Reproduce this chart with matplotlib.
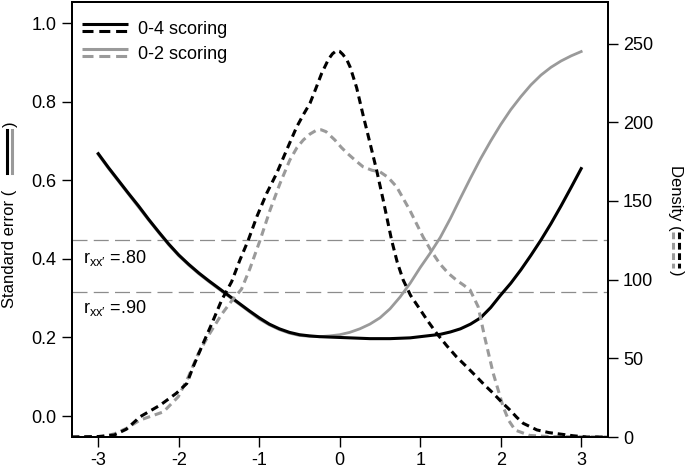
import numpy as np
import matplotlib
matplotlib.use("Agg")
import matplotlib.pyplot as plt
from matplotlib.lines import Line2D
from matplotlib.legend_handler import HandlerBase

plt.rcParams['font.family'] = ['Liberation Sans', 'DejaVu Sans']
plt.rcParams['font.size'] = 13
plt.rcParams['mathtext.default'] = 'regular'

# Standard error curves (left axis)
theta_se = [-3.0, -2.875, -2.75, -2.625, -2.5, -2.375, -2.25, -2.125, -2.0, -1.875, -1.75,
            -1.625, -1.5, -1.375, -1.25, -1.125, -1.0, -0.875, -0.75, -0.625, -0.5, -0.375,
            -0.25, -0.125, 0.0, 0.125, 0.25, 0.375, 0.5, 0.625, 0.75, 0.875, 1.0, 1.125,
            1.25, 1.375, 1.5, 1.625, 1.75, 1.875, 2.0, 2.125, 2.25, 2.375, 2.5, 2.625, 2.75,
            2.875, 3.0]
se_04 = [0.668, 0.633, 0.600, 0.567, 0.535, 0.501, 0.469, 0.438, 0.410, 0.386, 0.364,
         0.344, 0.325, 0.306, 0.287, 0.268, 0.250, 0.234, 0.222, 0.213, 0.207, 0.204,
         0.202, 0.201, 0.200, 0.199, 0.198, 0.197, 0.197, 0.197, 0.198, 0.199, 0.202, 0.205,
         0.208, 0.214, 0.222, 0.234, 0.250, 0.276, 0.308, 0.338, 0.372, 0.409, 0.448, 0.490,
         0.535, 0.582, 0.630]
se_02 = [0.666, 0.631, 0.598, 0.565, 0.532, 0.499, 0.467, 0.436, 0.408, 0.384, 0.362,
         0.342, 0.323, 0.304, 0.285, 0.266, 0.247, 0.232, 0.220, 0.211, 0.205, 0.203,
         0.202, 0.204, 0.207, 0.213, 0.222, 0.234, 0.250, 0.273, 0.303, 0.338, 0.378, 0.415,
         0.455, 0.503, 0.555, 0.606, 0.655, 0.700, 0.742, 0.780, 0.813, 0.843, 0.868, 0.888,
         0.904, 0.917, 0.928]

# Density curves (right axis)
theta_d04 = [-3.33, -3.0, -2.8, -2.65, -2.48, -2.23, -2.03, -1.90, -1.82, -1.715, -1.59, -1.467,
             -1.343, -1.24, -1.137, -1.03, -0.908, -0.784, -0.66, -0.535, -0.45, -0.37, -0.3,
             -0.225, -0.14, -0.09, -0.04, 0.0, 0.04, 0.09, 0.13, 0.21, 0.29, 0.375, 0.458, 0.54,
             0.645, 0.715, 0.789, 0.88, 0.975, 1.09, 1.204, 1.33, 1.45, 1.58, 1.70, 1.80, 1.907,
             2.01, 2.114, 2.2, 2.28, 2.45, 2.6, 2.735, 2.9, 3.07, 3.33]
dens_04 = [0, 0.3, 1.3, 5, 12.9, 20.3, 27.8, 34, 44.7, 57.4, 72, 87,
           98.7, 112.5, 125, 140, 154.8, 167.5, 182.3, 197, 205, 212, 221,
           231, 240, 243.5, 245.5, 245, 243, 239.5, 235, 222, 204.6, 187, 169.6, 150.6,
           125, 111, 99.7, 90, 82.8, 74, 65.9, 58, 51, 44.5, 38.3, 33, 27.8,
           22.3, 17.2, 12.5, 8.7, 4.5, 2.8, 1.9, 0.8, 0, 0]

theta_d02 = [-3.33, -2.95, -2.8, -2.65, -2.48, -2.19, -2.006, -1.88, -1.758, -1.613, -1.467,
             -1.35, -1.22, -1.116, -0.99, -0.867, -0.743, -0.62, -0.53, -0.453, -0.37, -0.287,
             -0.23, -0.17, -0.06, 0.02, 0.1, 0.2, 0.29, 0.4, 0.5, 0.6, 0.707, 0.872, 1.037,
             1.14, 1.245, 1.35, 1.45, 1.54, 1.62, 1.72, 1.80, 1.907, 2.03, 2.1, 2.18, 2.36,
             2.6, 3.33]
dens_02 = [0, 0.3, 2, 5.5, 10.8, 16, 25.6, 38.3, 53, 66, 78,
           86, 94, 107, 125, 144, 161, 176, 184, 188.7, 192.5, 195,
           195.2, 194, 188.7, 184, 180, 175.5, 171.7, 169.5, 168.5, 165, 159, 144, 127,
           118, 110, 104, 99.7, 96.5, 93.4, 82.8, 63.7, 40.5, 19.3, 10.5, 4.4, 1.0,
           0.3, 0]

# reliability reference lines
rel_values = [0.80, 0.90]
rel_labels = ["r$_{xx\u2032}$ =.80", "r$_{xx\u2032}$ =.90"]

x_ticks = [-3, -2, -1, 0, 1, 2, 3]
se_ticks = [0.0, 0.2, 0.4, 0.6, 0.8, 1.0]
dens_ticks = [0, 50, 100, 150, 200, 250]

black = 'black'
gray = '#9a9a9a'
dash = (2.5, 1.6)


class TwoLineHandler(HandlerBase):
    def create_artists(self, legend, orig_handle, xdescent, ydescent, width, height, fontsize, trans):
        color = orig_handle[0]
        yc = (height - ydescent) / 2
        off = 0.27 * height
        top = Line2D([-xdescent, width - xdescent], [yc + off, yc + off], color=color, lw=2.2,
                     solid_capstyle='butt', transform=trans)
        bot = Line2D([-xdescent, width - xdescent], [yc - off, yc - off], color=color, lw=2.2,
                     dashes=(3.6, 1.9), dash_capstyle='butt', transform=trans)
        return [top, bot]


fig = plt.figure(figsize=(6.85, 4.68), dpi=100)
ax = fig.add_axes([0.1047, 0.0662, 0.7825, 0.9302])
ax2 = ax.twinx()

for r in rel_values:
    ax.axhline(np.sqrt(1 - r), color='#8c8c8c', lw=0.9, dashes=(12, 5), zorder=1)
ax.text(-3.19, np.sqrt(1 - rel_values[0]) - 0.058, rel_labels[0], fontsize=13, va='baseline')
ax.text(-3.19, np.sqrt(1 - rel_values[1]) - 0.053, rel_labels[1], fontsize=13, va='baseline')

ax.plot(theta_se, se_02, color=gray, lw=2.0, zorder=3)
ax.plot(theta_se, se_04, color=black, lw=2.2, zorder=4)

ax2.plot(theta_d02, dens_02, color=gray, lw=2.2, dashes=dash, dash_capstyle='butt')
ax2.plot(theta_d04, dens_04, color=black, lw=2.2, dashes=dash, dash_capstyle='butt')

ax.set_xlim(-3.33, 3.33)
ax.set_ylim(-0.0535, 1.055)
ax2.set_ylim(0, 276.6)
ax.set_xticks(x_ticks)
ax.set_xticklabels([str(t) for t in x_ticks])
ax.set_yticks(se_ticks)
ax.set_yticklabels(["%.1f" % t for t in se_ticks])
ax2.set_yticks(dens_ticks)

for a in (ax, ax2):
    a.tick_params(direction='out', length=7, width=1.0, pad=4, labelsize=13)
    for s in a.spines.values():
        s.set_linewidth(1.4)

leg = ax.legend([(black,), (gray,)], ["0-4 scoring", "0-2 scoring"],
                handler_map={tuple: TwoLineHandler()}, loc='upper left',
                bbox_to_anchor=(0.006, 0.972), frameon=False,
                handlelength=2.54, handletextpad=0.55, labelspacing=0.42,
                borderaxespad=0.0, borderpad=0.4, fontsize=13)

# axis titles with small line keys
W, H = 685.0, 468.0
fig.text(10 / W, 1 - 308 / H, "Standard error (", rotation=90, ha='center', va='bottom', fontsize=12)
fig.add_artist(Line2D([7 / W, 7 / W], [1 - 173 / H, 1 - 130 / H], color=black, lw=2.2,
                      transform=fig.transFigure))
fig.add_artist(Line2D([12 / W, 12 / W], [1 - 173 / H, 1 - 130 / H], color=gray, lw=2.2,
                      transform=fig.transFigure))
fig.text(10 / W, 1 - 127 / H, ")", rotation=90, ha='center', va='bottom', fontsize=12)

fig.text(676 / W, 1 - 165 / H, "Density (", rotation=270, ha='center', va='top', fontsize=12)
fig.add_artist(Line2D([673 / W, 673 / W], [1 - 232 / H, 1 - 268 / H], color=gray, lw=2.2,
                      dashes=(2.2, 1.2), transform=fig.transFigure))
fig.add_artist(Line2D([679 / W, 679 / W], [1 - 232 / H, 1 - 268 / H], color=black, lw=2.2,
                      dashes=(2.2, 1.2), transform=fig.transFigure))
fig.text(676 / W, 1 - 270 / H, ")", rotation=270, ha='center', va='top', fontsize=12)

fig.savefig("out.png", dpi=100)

**SET TASK**: Restate each line from the start of the listing through the line bearing "0.904, 0.917, 0.928]" word for word. Drop the pictures.

**ANSWER TO THE EXERCISE**:
Reproduce this chart with matplotlib.
import numpy as np
import matplotlib
matplotlib.use("Agg")
import matplotlib.pyplot as plt
from matplotlib.lines import Line2D
from matplotlib.legend_handler import HandlerBase

plt.rcParams['font.family'] = ['Liberation Sans', 'DejaVu Sans']
plt.rcParams['font.size'] = 13
plt.rcParams['mathtext.default'] = 'regular'

# Standard error curves (left axis)
theta_se = [-3.0, -2.875, -2.75, -2.625, -2.5, -2.375, -2.25, -2.125, -2.0, -1.875, -1.75,
            -1.625, -1.5, -1.375, -1.25, -1.125, -1.0, -0.875, -0.75, -0.625, -0.5, -0.375,
            -0.25, -0.125, 0.0, 0.125, 0.25, 0.375, 0.5, 0.625, 0.75, 0.875, 1.0, 1.125,
            1.25, 1.375, 1.5, 1.625, 1.75, 1.875, 2.0, 2.125, 2.25, 2.375, 2.5, 2.625, 2.75,
            2.875, 3.0]
se_04 = [0.668, 0.633, 0.600, 0.567, 0.535, 0.501, 0.469, 0.438, 0.410, 0.386, 0.364,
         0.344, 0.325, 0.306, 0.287, 0.268, 0.250, 0.234, 0.222, 0.213, 0.207, 0.204,
         0.202, 0.201, 0.200, 0.199, 0.198, 0.197, 0.197, 0.197, 0.198, 0.199, 0.202, 0.205,
         0.208, 0.214, 0.222, 0.234, 0.250, 0.276, 0.308, 0.338, 0.372, 0.409, 0.448, 0.490,
         0.535, 0.582, 0.630]
se_02 = [0.666, 0.631, 0.598, 0.565, 0.532, 0.499, 0.467, 0.436, 0.408, 0.384, 0.362,
         0.342, 0.323, 0.304, 0.285, 0.266, 0.247, 0.232, 0.220, 0.211, 0.205, 0.203,
         0.202, 0.204, 0.207, 0.213, 0.222, 0.234, 0.250, 0.273, 0.303, 0.338, 0.378, 0.415,
         0.455, 0.503, 0.555, 0.606, 0.655, 0.700, 0.742, 0.780, 0.813, 0.843, 0.868, 0.888,
         0.904, 0.917, 0.928]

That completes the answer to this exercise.